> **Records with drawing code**
::::

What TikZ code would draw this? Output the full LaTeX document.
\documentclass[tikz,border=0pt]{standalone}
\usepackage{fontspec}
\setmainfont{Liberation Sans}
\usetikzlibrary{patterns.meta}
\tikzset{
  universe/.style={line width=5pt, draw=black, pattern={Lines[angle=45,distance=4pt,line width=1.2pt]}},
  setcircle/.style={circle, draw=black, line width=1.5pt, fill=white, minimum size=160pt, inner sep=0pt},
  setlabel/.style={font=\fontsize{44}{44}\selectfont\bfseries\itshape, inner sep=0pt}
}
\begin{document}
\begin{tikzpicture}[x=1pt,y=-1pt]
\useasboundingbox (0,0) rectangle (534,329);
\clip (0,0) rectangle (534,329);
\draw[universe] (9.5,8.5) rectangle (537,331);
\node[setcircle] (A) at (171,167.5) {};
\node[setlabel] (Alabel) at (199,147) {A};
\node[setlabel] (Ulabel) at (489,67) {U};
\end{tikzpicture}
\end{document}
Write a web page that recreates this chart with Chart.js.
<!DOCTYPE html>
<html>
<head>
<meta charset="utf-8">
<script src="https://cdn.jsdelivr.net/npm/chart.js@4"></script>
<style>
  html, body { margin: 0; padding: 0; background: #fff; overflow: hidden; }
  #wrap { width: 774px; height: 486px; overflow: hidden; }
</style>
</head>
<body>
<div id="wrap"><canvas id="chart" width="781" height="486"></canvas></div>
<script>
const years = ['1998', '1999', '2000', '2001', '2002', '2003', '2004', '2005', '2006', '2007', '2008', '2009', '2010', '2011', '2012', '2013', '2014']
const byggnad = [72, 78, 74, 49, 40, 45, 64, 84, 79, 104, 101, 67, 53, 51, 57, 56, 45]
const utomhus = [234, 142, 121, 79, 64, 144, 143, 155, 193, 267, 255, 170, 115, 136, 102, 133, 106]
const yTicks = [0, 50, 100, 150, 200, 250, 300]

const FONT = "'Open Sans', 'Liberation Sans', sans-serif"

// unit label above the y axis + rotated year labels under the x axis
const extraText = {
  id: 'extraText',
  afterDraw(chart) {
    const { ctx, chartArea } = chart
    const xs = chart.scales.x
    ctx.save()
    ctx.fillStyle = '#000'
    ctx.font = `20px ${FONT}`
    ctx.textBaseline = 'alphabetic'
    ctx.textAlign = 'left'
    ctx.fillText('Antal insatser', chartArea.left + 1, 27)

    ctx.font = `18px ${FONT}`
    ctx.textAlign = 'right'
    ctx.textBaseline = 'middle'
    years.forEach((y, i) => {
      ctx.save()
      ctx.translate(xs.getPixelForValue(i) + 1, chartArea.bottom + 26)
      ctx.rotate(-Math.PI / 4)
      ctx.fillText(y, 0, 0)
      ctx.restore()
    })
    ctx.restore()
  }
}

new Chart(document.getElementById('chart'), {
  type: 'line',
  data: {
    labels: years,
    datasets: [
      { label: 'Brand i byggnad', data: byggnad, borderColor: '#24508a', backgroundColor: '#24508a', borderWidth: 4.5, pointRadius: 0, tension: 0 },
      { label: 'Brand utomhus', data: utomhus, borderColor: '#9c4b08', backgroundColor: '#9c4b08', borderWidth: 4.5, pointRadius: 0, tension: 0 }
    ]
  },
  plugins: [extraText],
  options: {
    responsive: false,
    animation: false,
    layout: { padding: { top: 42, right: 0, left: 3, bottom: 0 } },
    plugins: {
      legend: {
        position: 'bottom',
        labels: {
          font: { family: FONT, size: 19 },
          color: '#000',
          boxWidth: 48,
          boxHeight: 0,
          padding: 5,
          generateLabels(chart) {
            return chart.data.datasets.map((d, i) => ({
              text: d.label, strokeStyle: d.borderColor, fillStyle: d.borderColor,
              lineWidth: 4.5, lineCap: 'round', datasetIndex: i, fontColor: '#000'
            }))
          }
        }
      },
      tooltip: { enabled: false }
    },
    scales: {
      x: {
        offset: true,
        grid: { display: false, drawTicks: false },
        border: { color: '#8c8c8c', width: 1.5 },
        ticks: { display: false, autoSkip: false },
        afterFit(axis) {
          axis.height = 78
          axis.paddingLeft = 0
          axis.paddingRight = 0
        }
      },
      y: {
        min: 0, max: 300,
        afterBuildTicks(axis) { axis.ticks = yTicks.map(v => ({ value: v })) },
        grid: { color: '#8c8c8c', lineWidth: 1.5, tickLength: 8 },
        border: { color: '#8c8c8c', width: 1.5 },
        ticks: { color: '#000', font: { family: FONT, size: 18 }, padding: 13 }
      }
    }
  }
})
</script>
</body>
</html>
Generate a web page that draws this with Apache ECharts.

::::

> **WHAT THE TASK REQUIRES**
Starting at the first line of the records, print each line exactly, stopping after the line that contains "ctx.fillText('Antal insatser', chartArea.left".

> **THE OUTPUT**
What TikZ code would draw this? Output the full LaTeX document.
\documentclass[tikz,border=0pt]{standalone}
\usepackage{fontspec}
\setmainfont{Liberation Sans}
\usetikzlibrary{patterns.meta}
\tikzset{
  universe/.style={line width=5pt, draw=black, pattern={Lines[angle=45,distance=4pt,line width=1.2pt]}},
  setcircle/.style={circle, draw=black, line width=1.5pt, fill=white, minimum size=160pt, inner sep=0pt},
  setlabel/.style={font=\fontsize{44}{44}\selectfont\bfseries\itshape, inner sep=0pt}
}
\begin{document}
\begin{tikzpicture}[x=1pt,y=-1pt]
\useasboundingbox (0,0) rectangle (534,329);
\clip (0,0) rectangle (534,329);
\draw[universe] (9.5,8.5) rectangle (537,331);
\node[setcircle] (A) at (171,167.5) {};
\node[setlabel] (Alabel) at (199,147) {A};
\node[setlabel] (Ulabel) at (489,67) {U};
\end{tikzpicture}
\end{document}
Write a web page that recreates this chart with Chart.js.
<!DOCTYPE html>
<html>
<head>
<meta charset="utf-8">
<script src="https://cdn.jsdelivr.net/npm/chart.js@4"></script>
<style>
  html, body { margin: 0; padding: 0; background: #fff; overflow: hidden; }
  #wrap { width: 774px; height: 486px; overflow: hidden; }
</style>
</head>
<body>
<div id="wrap"><canvas id="chart" width="781" height="486"></canvas></div>
<script>
const years = ['1998', '1999', '2000', '2001', '2002', '2003', '2004', '2005', '2006', '2007', '2008', '2009', '2010', '2011', '2012', '2013', '2014']
const byggnad = [72, 78, 74, 49, 40, 45, 64, 84, 79, 104, 101, 67, 53, 51, 57, 56, 45]
const utomhus = [234, 142, 121, 79, 64, 144, 143, 155, 193, 267, 255, 170, 115, 136, 102, 133, 106]
const yTicks = [0, 50, 100, 150, 200, 250, 300]

const FONT = "'Open Sans', 'Liberation Sans', sans-serif"

// unit label above the y axis + rotated year labels under the x axis
const extraText = {
  id: 'extraText',
  afterDraw(chart) {
    const { ctx, chartArea } = chart
    const xs = chart.scales.x
    ctx.save()
    ctx.fillStyle = '#000'
    ctx.font = `20px ${FONT}`
    ctx.textBaseline = 'alphabetic'
    ctx.textAlign = 'left'
    ctx.fillText('Antal insatser', chartArea.left + 1, 27)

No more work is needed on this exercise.